Efficient Backcasting Search for Optical Quantum State Synthesis

Non-Gaussian states are essential for many optical quantum technologies. The so-called optical quantum state synthesizer (OQSS), consisting of Gaussian input states, linear optics, and photon-number resolving detectors, is a promising method for non-Gaussian state preparation. However, an inevitable and crucial problem is the complexity of the numerical simulation of the state preparation on a classical computer. This problem makes it very challenging to generate important non-Gaussian states required for advanced quantum information processing.
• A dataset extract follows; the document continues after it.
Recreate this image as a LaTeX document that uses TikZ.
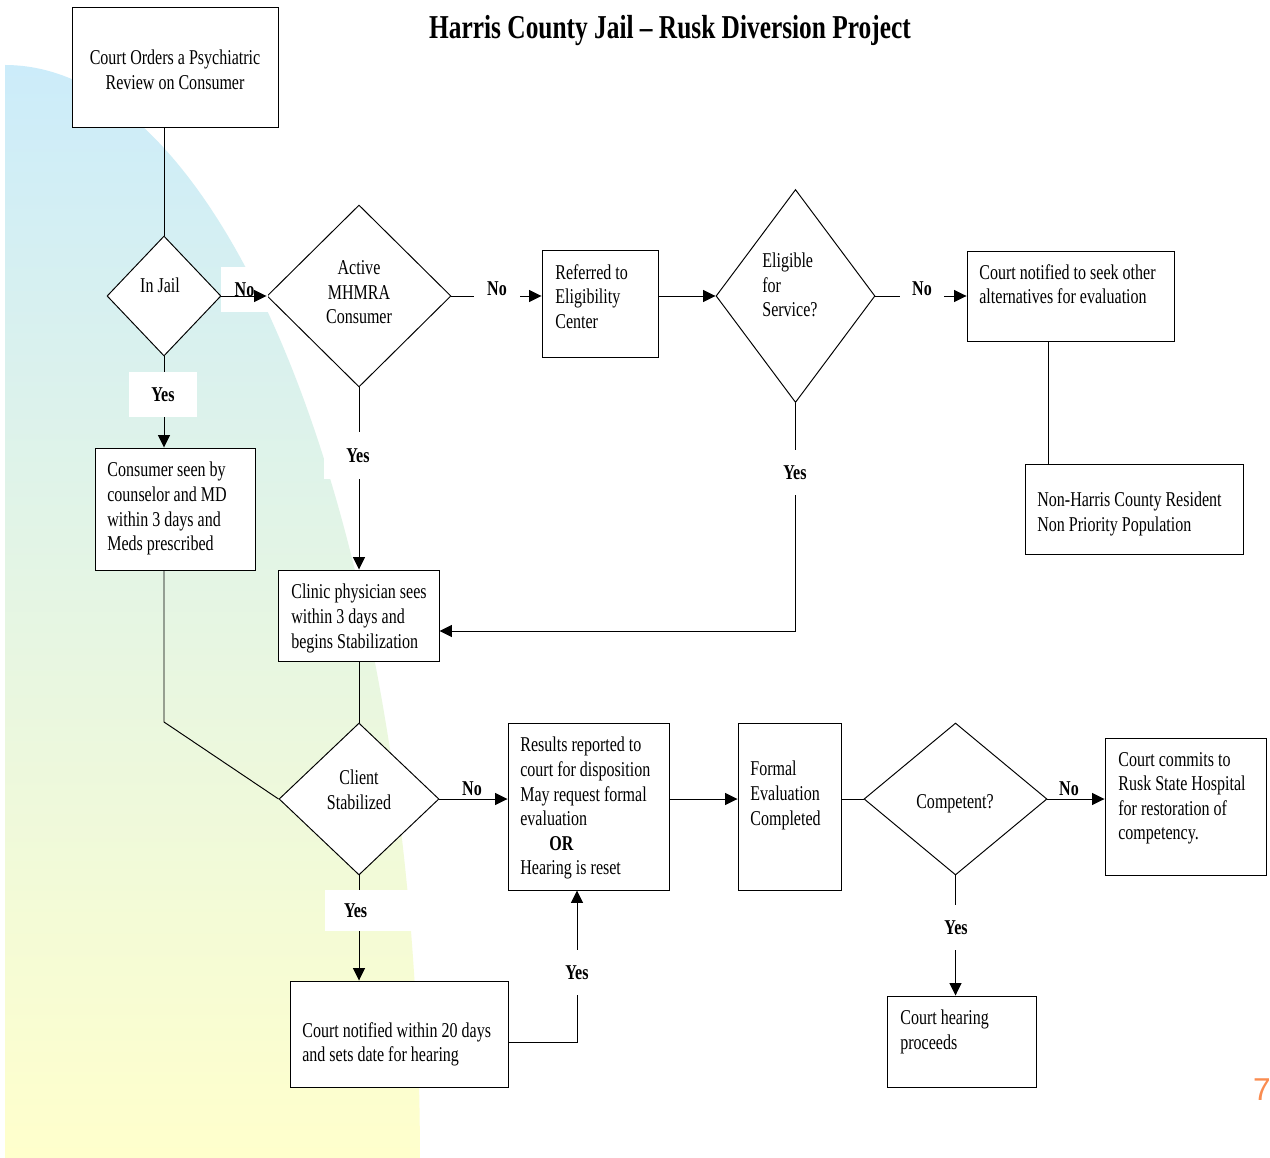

Thus, an efficient method to design OQSS circuits is highly desirable. To circumvent the problem, we offer a scheme employing a backcasting approach, where the circuit of OQSS is divided into some sublayers, and we simulate the OQSS backwards from final to first layers. Moreover, our results show that the detected photon number by each detector is at most 2, which can significantly reduce the requirements for the photon-number resolving detector. By virtue of the potential for the preparation of a wide variety of non-Gaussian states, the proposed OQSS can be a key ingredient in general optical quantum information processing.

Figure 1

Schematic diagram for the OQSS consisting of linear optics and PNR detectors. The output state ${|\psi ⟩}_{\mathrm{out}}$ is generated so as to be close to the target non-Gaussian state.

Figure 2

Concept of our scheme. (a) Proposed OQSS using a backcasting approach, where the circuit is divided into sublayers. (b) Divided circuits are simulated backwards from final to first layers.

Figure 3

Proposed OQSS. (a) The proposed OQSS for a specific case with a single intermediate layer and 3 inputs for each of the circuits in the first layer. (b) The description of the whole procedure to determine the circuit parameters. (i) Step 1. (ii) Step 2. (iii) Step 3. (iv) Step 4.

Figure 4

The numerical results to prepare an approximated GKP qubit with the truncated photon number $n_{\max }=32$. The fidelities $F_{\mathrm{out}}$ are plotted as a function of the squeezing level of the target.